Intelligentguess

Analysis of Market Economics

May 8th, 2007

Can somebody explain this?

Check this out

It is a Bloomberg grab of the chart displaying the movement (for the last three years) in

a) the 5 year government bond yield; and

b) the 5 year swap rate denoted by the overnight indexed swap (OIS)

in the Indian money and bond markets.

Now we all know that the swap rate is an inter bank rate and hence should have an element of credit risk embedded. The government bond yield should, of course, reflect sovereign rates and is therefore free from credit risk.

This suggests that the swap rates should be higher than the yield on government bonds. In other words the swap curve should trade higher than the government bond curve. This is true for all mature markets.

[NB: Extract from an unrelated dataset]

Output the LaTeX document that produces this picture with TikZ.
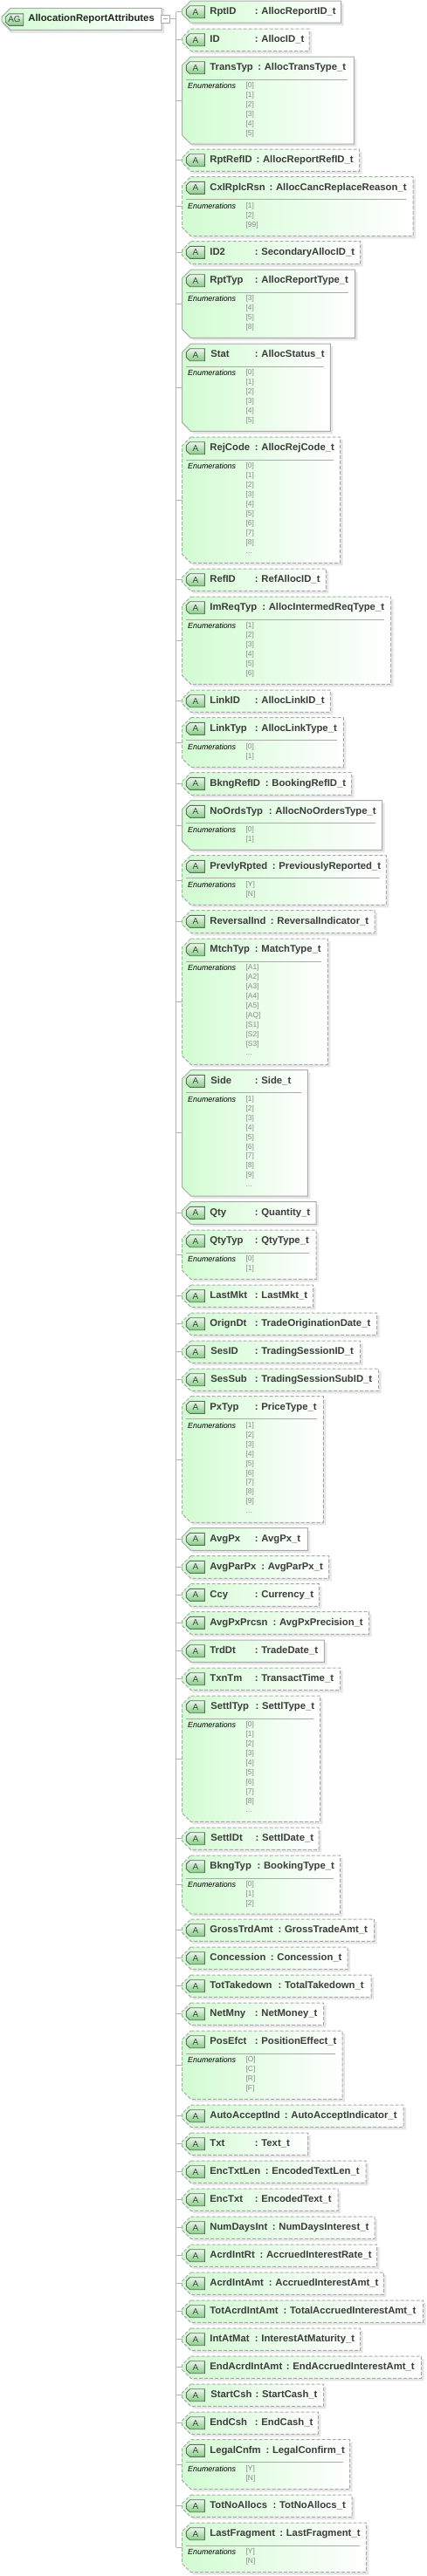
\documentclass[tikz,border=0pt]{standalone}
\usepackage{fontspec}
\setmainfont{Liberation Sans}
\usetikzlibrary{shadows}
\definecolor{edgegrey}{HTML}{ABABAB}
\definecolor{hdrtext}{HTML}{3C3C3C}
\definecolor{enumtext}{HTML}{8A8A8A}
\definecolor{boxgreen}{HTML}{D2FCD2}
\definecolor{boxmid}{HTML}{EEFFEE}
\definecolor{badgetop}{HTML}{EEF6EE}
\definecolor{badgebot}{HTML}{86CC86}
\definecolor{badgeedge}{HTML}{5F6F5F}
\definecolor{badgetext}{HTML}{2F4F2F}
\definecolor{conncol}{HTML}{B4B4B4}
\definecolor{shadowcol}{HTML}{E6E6E6}
\newcommand{\moredots}{...}
\makeatletter
\pgfkeys{/pgf/hexchamfer/.initial=10pt}
\pgfdeclareshape{hexbox}{
  \inheritsavedanchors[from=rectangle]
  \inheritanchorborder[from=rectangle]
  \inheritanchor[from=rectangle]{center}
  \inheritanchor[from=rectangle]{north}
  \inheritanchor[from=rectangle]{south}
  \inheritanchor[from=rectangle]{east}
  \inheritanchor[from=rectangle]{west}
  \backgroundpath{
    \southwest \edef\hxl{\the\pgf@x}\edef\hyb{\the\pgf@y}
    \northeast \edef\hxr{\the\pgf@x}\edef\hyt{\the\pgf@y}
    \pgfmathsetlength\pgf@xc{\pgfkeysvalueof{/pgf/hexchamfer}}
    \edef\hcc{\the\pgf@xc}
    \pgf@x=\hxl\relax \advance\pgf@x by \hcc\relax \edef\hxc{\the\pgf@x}
    \pgf@y=\hyt\relax \advance\pgf@y by -\hcc\relax \edef\hytc{\the\pgf@y}
    \pgf@y=\hyb\relax \advance\pgf@y by \hcc\relax \edef\hybc{\the\pgf@y}
    \pgfpathmoveto{\pgfqpoint{\hxc}{\hyt}}
    \pgfpathlineto{\pgfqpoint{\hxr}{\hyt}}
    \pgfpathlineto{\pgfqpoint{\hxr}{\hyb}}
    \pgfpathlineto{\pgfqpoint{\hxc}{\hyb}}
    \pgfpathlineto{\pgfqpoint{\hxl}{\hybc}}
    \pgfpathlineto{\pgfqpoint{\hxl}{\hytc}}
    \pgfpathclose
  }
}
\makeatother
\tikzset{
  boxbase/.style={shape=hexbox, /pgf/hexchamfer=10pt,
    inner sep=0pt, outer sep=0pt, line width=1pt,
    left color=boxgreen, middle color=boxmid, right color=white,
    drop shadow={shadow xshift=3pt,shadow yshift=-3pt,fill=shadowcol,opacity=1}},
  reqbox/.style={boxbase,draw=edgegrey},
  optbox/.style={boxbase,draw=edgegrey,dash pattern=on 4pt off 2pt},
  badge/.style={shape=hexbox, /pgf/hexchamfer=4pt,
    inner sep=0pt, outer sep=0pt, minimum width=21pt, minimum height=14pt, line width=.9pt,
    draw=badgeedge, top color=badgetop, bottom color=badgebot,
    text=badgetext, font=\fontsize{10}{10}\selectfont},
  hdr/.style={anchor=base west, inner sep=0pt, text=hdrtext, font=\fontsize{11.3}{12}\bfseries\selectfont},
  enumlabel/.style={anchor=base west, inner sep=0pt, text=black, font=\fontsize{8.9}{10}\itshape\selectfont},
  enumval/.style={anchor=base west, inner sep=0pt, text=enumtext, font=\fontsize{8.4}{10}\selectfont},
  conn/.style={draw=conncol, line width=1pt},
  sepline/.style={draw=edgegrey, line width=.8pt},
}
% #1 id, #2 top, #3 bottom, #4 right, #5 style, #6 name, #7 colon x, #8 type
\newcommand{\attrbox}[8]{%
  \pgfmathsetmacro{\bxc}{(208.5+#4)/2}\pgfmathsetmacro{\byc}{(#2+#3)/2}%
  \pgfmathsetmacro{\bw}{#4-208.5}\pgfmathsetmacro{\bh}{#3-#2}%
  \node[#5, minimum width=\bw pt, minimum height=\bh pt] (box#1) at (\bxc,\byc) {};
  \node[badge] (badge#1) at (223.9,#2+12.7) {A};
  \node[hdr] (name#1) at (240.2,#2+15.7) {#6};
  \node[hdr] (type#1) at (#7-1.6,#2+15.7) {:\hspace{3.7pt}#8};
  \draw[conn] (trunk |- box#1.west) -- (box#1.west);
}
% #9 enumerations
\newcommand{\enumbox}[9]{%
  \attrbox{#1}{#2}{#3}{#4}{#5}{#6}{#7}{#8}%
  \draw[sepline] (213.3,#2+26) coordinate (sl#1) -- (#4-7.6,#2+26);
  \node[enumlabel] (enum#1) at (215,#2+36.5) {Enumerations};
  \foreach \val [count=\idx from 0] in {#9} {
    \node[enumval] (val#1-\idx) at (281.4,#2+35.8+10.9*\idx) {\val};
  }
}
\begin{document}
\begin{tikzpicture}[x=1pt,y=-1pt]
\useasboundingbox (0,0) rectangle (488,2953);
\coordinate (trunk) at (201.5,14);
\node[shape=hexbox,/pgf/hexchamfer=10pt,draw=black!22,fill=white,line width=1pt,inner sep=0pt,minimum width=183pt,minimum height=25pt] (rootback) at (95.5,23.8) {};
\node[boxbase,draw=edgegrey,minimum width=183pt,minimum height=25pt] (root) at (93.5,21.8) {};
\node[badge,minimum width=20.5pt,minimum height=13.5pt,font=\fontsize{9.8}{10}\selectfont] (rootbadge) at (16.5,22.6) {AG};
\node[anchor=base west,inner sep=0pt,text=black!85,font=\fontsize{11.3}{12}\bfseries\selectfont] (rootname) at (32.2,24.3) {AllocationReportAttributes};
\node[draw=edgegrey,fill=white,inner sep=0pt,minimum width=9.5pt,minimum height=9.5pt,line width=.8pt] (minus) at (189.6,21.9) {\textcolor{edgegrey}{\rule[1.8pt]{5pt}{.8pt}}};
\draw[conn] (minus.east) -- (minus.east -| trunk);

\attrbox{1}{1}{26}{390.7}{reqbox}{RptID}{293.3}{AllocReportID\_t}
\attrbox{2}{33}{58.5}{354}{optbox}{ID}{293.3}{AllocID\_t}
\enumbox{3}{65}{165}{405.3}{reqbox}{TransTyp}{296.7}{AllocTransType\_t}{[0],[1],[2],[3],[4],[5]}
\attrbox{4}{171}{196.3}{411.7}{optbox}{RptRefID}{295}{AllocReportRefID\_t}
\enumbox{5}{202.7}{270.7}{473}{optbox}{CxlRplcRsn}{310}{AllocCancReplaceReason\_t}{[1],[2],[99]}
\attrbox{6}{276.7}{302.5}{412.7}{optbox}{ID2}{293.3}{SecondaryAllocID\_t}
\enumbox{7}{309}{387.3}{406.7}{reqbox}{RptTyp}{293.3}{AllocReportType\_t}{[3],[4],[5],[8]}
\enumbox{8}{394}{494.3}{378.3}{reqbox}{\kern1pt Stat}{293.3}{AllocStatus\_t}{[0],[1],[2],[3],[4],[5]}
\enumbox{9}{501}{645.3}{389.7}{optbox}{RejCode}{293.3}{AllocRejCode\_t}{[0],[1],[2],[3],[4],[5],[6],[7],[8],\moredots}
\attrbox{10}{652}{677.3}{373.3}{optbox}{RefID}{293.3}{RefAllocID\_t}
\enumbox{11}{684}{784.3}{447.7}{optbox}{ImReqTyp}{301.7}{AllocIntermedReqType\_t}{[1],[2],[3],[4],[5],[6]}
\attrbox{12}{791}{816.3}{378.3}{optbox}{LinkID}{293.3}{AllocLinkID\_t}
\enumbox{13}{822.7}{879.3}{393.3}{optbox}{LinkTyp}{293.3}{AllocLinkType\_t}{[0],[1]}
\attrbox{14}{885.7}{911.3}{402.7}{optbox}{BkngRefID}{305.3}{BookingRefID\_t}
\enumbox{15}{917.7}{974.3}{437.7}{reqbox}{NoOrdsTyp}{309.3}{AllocNoOrdersType\_t}{[0],[1]}
\enumbox{16}{980.7}{1037.3}{442.3}{optbox}{PrevlyRpted}{313.3}{PreviouslyReported\_t}{[Y],[N]}
\attrbox{17}{1043.7}{1069.5}{429}{optbox}{ReversalInd}{311.3}{ReversalIndicator\_t}
\enumbox{18}{1076}{1220.3}{375.3}{optbox}{MtchTyp}{293.3}{MatchType\_t}{[A1],[A2],[A3],[A4],[A5],[AQ],[S1],[S2],[S3],\moredots}
\enumbox{19}{1226.7}{1371}{352.3}{reqbox}{\kern1pt Side}{293.3}{Side\_t}{[1],[2],[3],[4],[5],[6],[7],[8],[9],\moredots}
\attrbox{20}{1377.7}{1403.3}{362}{reqbox}{Qty}{293.3}{Quantity\_t}
\enumbox{21}{1410}{1466.3}{362}{optbox}{QtyTyp}{293.3}{QtyType\_t}{[0],[1]}
\attrbox{22}{1473}{1498.3}{358.7}{optbox}{LastMkt}{293.3}{LastMkt\_t}
\attrbox{23}{1505}{1530.3}{431.7}{optbox}{OrignDt}{293.3}{TradeOriginationDate\_t}
\attrbox{24}{1537}{1562.3}{412.7}{optbox}{\kern1pt SesID}{293.3}{TradingSessionID\_t}
\attrbox{25}{1569}{1594.3}{433.7}{optbox}{\kern1pt SesSub}{293.3}{TradingSessionSubID\_t}
\enumbox{26}{1600.7}{1745.3}{370.3}{optbox}{PxTyp}{293.3}{PriceType\_t}{[1],[2],[3],[4],[5],[6],[7],[8],[9],\moredots}
\attrbox{27}{1751.7}{1777.3}{352.3}{reqbox}{AvgPx}{293.3}{AvgPx\_t}
\attrbox{28}{1783.7}{1809.3}{376.7}{optbox}{AvgParPx}{300.7}{AvgParPx\_t}
\attrbox{29}{1815.7}{1841.3}{365.3}{optbox}{Ccy}{293.3}{Currency\_t}
\attrbox{30}{1847.7}{1873.3}{422.7}{optbox}{AvgPxPrcsn}{314}{AvgPxPrecision\_t}
\attrbox{31}{1880}{1905.3}{371.3}{reqbox}{TrdDt}{293.3}{TradeDate\_t}
\attrbox{32}{1912}{1937.3}{389.7}{optbox}{TxnTm}{293.3}{TransactTime\_t}
\enumbox{33}{1944}{2088.3}{366.7}{optbox}{\kern1pt SettlTyp}{294}{SettlType\_t}{[0],[1],[2],[3],[4],[5],[6],[7],[8],\moredots}
\attrbox{34}{2095}{2120.3}{365}{optbox}{\kern1pt SettlDt}{294}{SettlDate\_t}
\enumbox{35}{2127}{2194}{389.7}{optbox}{BkngTyp}{296}{BookingType\_t}{[0],[1],[2]}
\attrbox{36}{2200}{2225.3}{428.7}{optbox}{GrossTrdAmt}{320}{GrossTradeAmt\_t}
\attrbox{37}{2232}{2257.3}{398}{optbox}{Concession}{311.3}{Concession\_t}
\attrbox{38}{2264}{2289.3}{425}{optbox}{TotTakedown}{320}{TotalTakedown\_t}
\attrbox{39}{2296}{2321.3}{370.7}{optbox}{NetMny}{293.3}{NetMoney\_t}
\enumbox{40}{2328}{2406.3}{392}{optbox}{PosEfct}{293.3}{PositionEffect\_t}{[O],[C],[R],[F]}
\attrbox{41}{2413}{2438.3}{462}{optbox}{AutoAcceptInd}{327.3}{AutoAcceptIndicator\_t}
\attrbox{42}{2445}{2470.3}{352.7}{optbox}{Txt}{293.3}{Text\_t}
\attrbox{43}{2477}{2502.3}{419}{optbox}{EncTxtLen}{305.3}{EncodedTextLen\_t}
\attrbox{44}{2509}{2534.3}{387}{optbox}{EncTxt}{293.3}{EncodedText\_t}
\attrbox{45}{2541}{2566.3}{429}{optbox}{NumDaysInt}{313.3}{NumDaysInterest\_t}
\attrbox{46}{2573}{2598.3}{431.7}{optbox}{AcrdIntRt}{299}{AccruedInterestRate\_t}
\attrbox{47}{2605}{2630.3}{439.3}{optbox}{AcrdIntAmt}{309.3}{AccruedInterestAmt\_t}
\attrbox{48}{2637}{2662.3}{484.7}{optbox}{TotAcrdIntAmt}{326}{TotalAccruedInterestAmt\_t}
\attrbox{49}{2669}{2694.3}{412.7}{optbox}{IntAtMat}{293.3}{InterestAtMaturity\_t}
\attrbox{50}{2701}{2726.3}{482.7}{optbox}{EndAcrdIntAmt}{329.3}{EndAccruedInterestAmt\_t}
\attrbox{51}{2733}{2758.3}{370.7}{optbox}{\kern1pt StartCsh}{294}{StartCash\_t}
\attrbox{52}{2765}{2790.3}{364.3}{optbox}{EndCsh}{293.3}{EndCash\_t}
\enumbox{53}{2796.7}{2853.3}{400.7}{optbox}{LegalCnfm}{306}{LegalConfirm\_t}{[Y],[N]}
\attrbox{54}{2860}{2885.3}{403}{optbox}{TotNoAllocs}{314}{TotNoAllocs\_t}
\enumbox{55}{2892}{2948.7}{419.3}{optbox}{LastFragment}{321.7}{LastFragment\_t}{[Y],[N]}

\draw[conn] (trunk |- box1.west) -- (trunk |- box55.west);
\end{tikzpicture}
\end{document}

However our picture above shows that the swap curve has, consistently, traded below the government bond curve.

An anomaly that I have been unable to fathom. What really puzzles me is that bank treasurers have not really used the swap market to fund their liability positions. If they had, this anomaly would have disappeared as quickly as it appeared. Given that bank treasurers are a clever lot, there must be a clear and logical reason for this situation.

Anybody with any ideas on this?

Of late - during the last month or so - the swap curve has caught up with the government bond curve. Is sanity returning? Will the swap curve now trade at a premium - as it should logically do so?

May 8th, 2007

RBI : Back to its old ways

 

The Indian Rupee fell sharply in the last hour of trading in Mumbai’s fx market on Monday.

The USD-INR rate which was hovering around 40.60 for most part of the day (after touching an intra day peak of 40.54) closed at 40.80 on clear signs that the Reserve Bank of India (RBI) was active in the markets again.

The Indian central bank’s actions have, of late, become more and more unpredictable. While there was a time when intervention in the fx markets was a given, the central bank had seemed to signal, in recent times, that it has made a marginal shift in its currency policy.

In recent months, it had stayed away from the markets for substantially long periods of time, driven more by its difficulties on sterilizing the liquidity generated by its actions in the fx markets than a desire to witness an appreciating rupee. Given a choice, the central bank would still favour a depreciating rupee.

Monday’s market action (and indeed those on a few other days too) seem to suggest that RBI is willing to intervene at times, if only to mark its presence. If such tactics continue in the future, it would only be a matter of time before it is forced to resort to using extraordinary measures to sterilize the resultant magnetization.

With limited spare capacity on sterilization through issue of MSS bonds, I can foresee the central bank resorting to blunt measures like a hike in the cash reserve ratio.

Of course, a reversal of capital flows would be most welcome from a central banking perspective, something that the RBI has been actively encouraging in recent times.